In The New York Times, Steve Schmidt, George Conway III, Rick Wilson and John Weaver, all former Republicans and/or Conservatives, wrote, “Congressional Republicans have embraced and copied Mr. Trump’s cruelty and defended and even adopted his corruption. Mr. Trump and his enablers have abandoned conservatism and longstanding Republican principles and replaced them with Trumpism, an empty faith led by a bogus prophet. In a recent survey, a majority of Republican voters reported that they consider Mr. Trump a better president than Lincoln . . .”

Katrina Vanden Heuvel wrote in The Washington Post that Trump’s greatest folly is “his disgraceful denial of the threat posed by catastrophic climate change. No matter who wins the Democratic presidential nomination, Trump’s open hostility toward any action on climate will elevate it to a defining issue in the 2020 campaign.”

USA Today recently wrote, “In his thuggish effort to trade American arms for foreign dirt on former Vice President Joe Biden and his son Hunter, Trump resembles not so much Clinton as he does Richard Nixon, another corrupt president who tried to cheat his way to reelection.”

This isn’t partisan politics as usual. It is precisely the type of abuse the founders had in mind when they wrote impeachment into the Constitution. Alexander Hamilton supported a robust presidency, but worried about “a man unprincipled in private life, desperate in his fortune, bold in his temper” coming to power. Impeachment, Hamilton wrote, was a mechanism to protect the nation “from the abuse or violation of some public trust.”

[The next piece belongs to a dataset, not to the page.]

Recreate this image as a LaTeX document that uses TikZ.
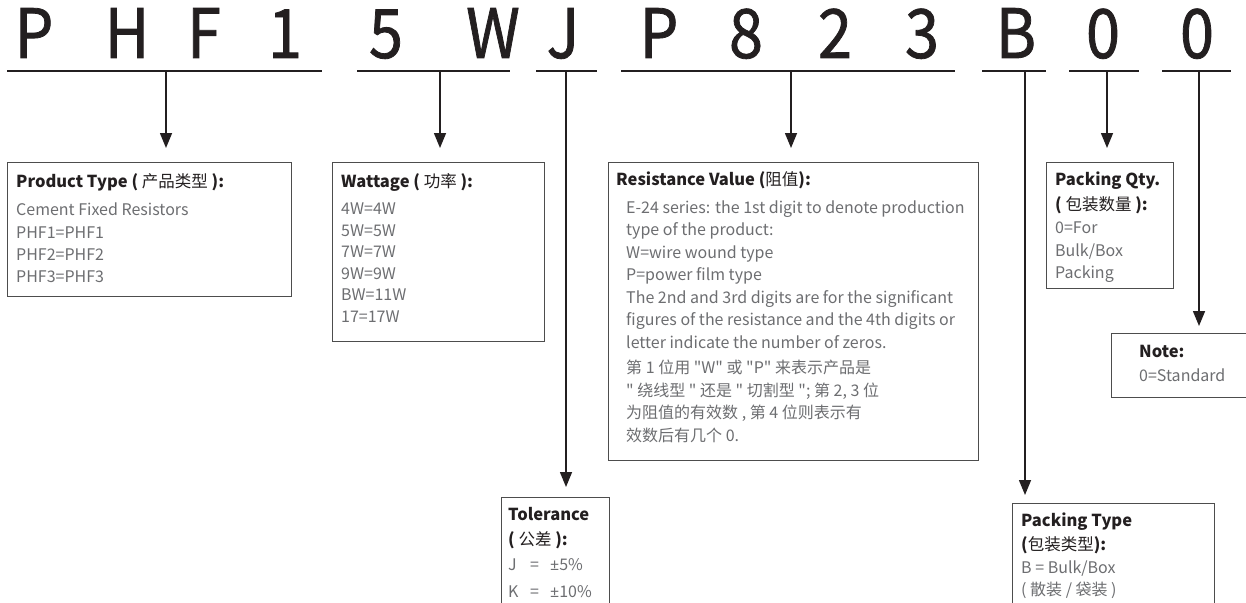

The L.A. Times wrote, “All presidential elections are uniquely consequential, but a good case can be made that the next one is the most important of our lives. The time has come to undo the great mistake of 2016 and drive Trump out of office at the ballot box. It is time to pull our country out of the illiberal abyss into which it is sinking and put it on a path toward reason and fairness and empathy and constructive engagement with the world.”

Let us keep faith with ourselves and not let the Trump effect drag us into the gutter with him.

For myself, I will not pass along mean-spirited anti-Trump jokes. Our political crisis is too dire. I will not make fun of Melania or the other Trumpsters, although satire is tempting. I will not exaggerate, contort or misrepresent the facts to suit my political point of view.

What I will do is continue to have this forum for ideas and debate, continue to express my opinions and, most important, hold love in my heart, and let that trump hate.